** START **

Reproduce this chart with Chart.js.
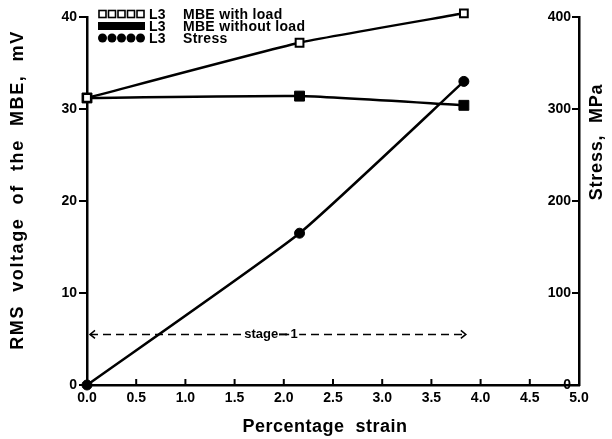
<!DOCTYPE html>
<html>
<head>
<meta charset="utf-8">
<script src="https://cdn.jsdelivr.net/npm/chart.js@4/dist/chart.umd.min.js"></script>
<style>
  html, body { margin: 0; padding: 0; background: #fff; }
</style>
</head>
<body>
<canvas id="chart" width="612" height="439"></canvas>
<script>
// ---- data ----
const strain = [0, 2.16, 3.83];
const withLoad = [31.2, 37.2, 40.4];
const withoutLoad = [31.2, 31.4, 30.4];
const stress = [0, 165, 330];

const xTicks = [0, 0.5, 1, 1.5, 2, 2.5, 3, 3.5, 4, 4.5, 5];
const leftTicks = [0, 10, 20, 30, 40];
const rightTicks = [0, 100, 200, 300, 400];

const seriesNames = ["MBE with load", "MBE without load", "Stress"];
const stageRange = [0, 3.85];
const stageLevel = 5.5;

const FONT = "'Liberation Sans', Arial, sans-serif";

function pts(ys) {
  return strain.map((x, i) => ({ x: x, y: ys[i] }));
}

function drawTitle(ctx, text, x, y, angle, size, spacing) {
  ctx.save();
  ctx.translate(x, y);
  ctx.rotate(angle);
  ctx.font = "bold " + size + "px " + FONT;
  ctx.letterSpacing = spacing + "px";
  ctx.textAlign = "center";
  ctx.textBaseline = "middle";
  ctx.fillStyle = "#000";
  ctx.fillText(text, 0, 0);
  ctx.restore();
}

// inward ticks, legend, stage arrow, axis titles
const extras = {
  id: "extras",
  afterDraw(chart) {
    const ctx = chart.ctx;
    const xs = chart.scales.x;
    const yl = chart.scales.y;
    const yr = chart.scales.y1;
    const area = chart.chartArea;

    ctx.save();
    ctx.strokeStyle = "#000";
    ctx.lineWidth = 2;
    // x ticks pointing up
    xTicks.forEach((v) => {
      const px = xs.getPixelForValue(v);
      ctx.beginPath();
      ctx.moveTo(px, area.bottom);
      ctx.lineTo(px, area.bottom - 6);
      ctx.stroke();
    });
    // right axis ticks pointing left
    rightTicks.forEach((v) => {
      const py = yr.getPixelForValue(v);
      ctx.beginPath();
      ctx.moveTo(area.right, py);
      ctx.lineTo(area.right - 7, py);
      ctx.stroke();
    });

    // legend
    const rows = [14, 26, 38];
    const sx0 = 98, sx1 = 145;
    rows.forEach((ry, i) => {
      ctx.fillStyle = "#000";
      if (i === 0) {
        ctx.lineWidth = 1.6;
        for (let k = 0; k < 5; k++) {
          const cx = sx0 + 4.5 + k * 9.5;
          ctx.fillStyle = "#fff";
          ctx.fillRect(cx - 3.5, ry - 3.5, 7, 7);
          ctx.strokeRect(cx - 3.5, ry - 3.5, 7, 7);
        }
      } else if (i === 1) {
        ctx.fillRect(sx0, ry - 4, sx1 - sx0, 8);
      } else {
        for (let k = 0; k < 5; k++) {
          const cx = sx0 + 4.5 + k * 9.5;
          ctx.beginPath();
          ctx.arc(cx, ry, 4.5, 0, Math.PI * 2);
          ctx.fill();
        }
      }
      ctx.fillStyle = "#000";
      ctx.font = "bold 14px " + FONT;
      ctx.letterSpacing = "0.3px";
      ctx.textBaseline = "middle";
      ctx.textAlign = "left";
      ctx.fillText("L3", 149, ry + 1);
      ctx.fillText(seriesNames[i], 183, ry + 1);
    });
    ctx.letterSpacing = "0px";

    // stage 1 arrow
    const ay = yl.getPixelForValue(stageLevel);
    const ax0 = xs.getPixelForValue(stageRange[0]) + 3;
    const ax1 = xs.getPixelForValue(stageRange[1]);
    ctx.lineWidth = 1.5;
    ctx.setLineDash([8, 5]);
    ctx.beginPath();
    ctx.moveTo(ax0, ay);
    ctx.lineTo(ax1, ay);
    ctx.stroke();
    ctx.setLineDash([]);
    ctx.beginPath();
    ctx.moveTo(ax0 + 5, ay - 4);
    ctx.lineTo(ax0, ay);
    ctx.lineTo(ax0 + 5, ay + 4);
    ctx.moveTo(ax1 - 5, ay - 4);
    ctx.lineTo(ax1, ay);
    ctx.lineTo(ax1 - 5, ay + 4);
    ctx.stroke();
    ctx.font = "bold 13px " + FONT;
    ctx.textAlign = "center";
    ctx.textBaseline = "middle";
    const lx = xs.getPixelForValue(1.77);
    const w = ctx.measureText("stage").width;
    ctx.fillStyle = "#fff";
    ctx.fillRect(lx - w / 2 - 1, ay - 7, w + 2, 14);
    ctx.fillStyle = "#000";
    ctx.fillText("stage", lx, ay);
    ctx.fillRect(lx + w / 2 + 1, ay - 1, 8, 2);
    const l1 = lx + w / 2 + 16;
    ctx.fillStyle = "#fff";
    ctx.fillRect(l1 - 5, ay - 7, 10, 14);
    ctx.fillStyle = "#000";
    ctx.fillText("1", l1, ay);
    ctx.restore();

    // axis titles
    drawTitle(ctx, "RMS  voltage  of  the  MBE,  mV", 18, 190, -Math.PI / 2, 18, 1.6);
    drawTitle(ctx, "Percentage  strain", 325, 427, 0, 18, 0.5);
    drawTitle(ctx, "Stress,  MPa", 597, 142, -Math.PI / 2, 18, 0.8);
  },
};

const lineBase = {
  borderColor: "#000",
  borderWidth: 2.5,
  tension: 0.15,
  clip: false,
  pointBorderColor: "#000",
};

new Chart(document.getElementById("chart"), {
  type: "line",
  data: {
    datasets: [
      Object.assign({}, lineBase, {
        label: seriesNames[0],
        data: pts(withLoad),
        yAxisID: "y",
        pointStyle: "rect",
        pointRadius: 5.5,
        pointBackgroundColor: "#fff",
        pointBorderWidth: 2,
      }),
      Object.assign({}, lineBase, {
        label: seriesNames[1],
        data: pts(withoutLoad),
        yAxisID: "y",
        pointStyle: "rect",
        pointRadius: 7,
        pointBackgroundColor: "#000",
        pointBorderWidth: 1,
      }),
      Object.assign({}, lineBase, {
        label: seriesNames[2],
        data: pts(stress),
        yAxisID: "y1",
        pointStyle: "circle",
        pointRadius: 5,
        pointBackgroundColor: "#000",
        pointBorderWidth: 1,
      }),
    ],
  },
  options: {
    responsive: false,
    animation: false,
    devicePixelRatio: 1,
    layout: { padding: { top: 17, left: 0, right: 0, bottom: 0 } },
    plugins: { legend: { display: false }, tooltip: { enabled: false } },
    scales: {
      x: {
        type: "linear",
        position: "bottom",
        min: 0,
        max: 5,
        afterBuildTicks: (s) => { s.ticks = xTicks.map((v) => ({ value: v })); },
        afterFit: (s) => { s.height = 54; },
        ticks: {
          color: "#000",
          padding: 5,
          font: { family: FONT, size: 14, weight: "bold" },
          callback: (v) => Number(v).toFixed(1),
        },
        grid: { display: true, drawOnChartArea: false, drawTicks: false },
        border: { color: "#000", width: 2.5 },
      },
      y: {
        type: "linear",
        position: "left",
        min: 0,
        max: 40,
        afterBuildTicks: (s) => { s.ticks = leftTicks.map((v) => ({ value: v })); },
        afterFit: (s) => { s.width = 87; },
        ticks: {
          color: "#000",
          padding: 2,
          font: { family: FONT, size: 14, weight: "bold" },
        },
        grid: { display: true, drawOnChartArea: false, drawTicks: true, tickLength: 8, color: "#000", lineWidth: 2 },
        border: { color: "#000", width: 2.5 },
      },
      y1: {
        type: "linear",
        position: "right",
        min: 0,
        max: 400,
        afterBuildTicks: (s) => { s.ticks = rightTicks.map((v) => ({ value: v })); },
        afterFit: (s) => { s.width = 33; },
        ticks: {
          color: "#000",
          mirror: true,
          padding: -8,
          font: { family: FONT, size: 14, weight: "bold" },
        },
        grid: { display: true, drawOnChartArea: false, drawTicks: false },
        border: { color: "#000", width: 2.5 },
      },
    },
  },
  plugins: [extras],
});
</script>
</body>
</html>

** END **

Only the lines from the top of the data through the line with "const stress = [0, 165, 330];" should be quoted, exactly and with both ends kept; skip the pictures.

▶ [Final result]
Reproduce this chart with Chart.js.
<!DOCTYPE html>
<html>
<head>
<meta charset="utf-8">
<script src="https://cdn.jsdelivr.net/npm/chart.js@4/dist/chart.umd.min.js"></script>
<style>
  html, body { margin: 0; padding: 0; background: #fff; }
</style>
</head>
<body>
<canvas id="chart" width="612" height="439"></canvas>
<script>
// ---- data ----
const strain = [0, 2.16, 3.83];
const withLoad = [31.2, 37.2, 40.4];
const withoutLoad = [31.2, 31.4, 30.4];
const stress = [0, 165, 330];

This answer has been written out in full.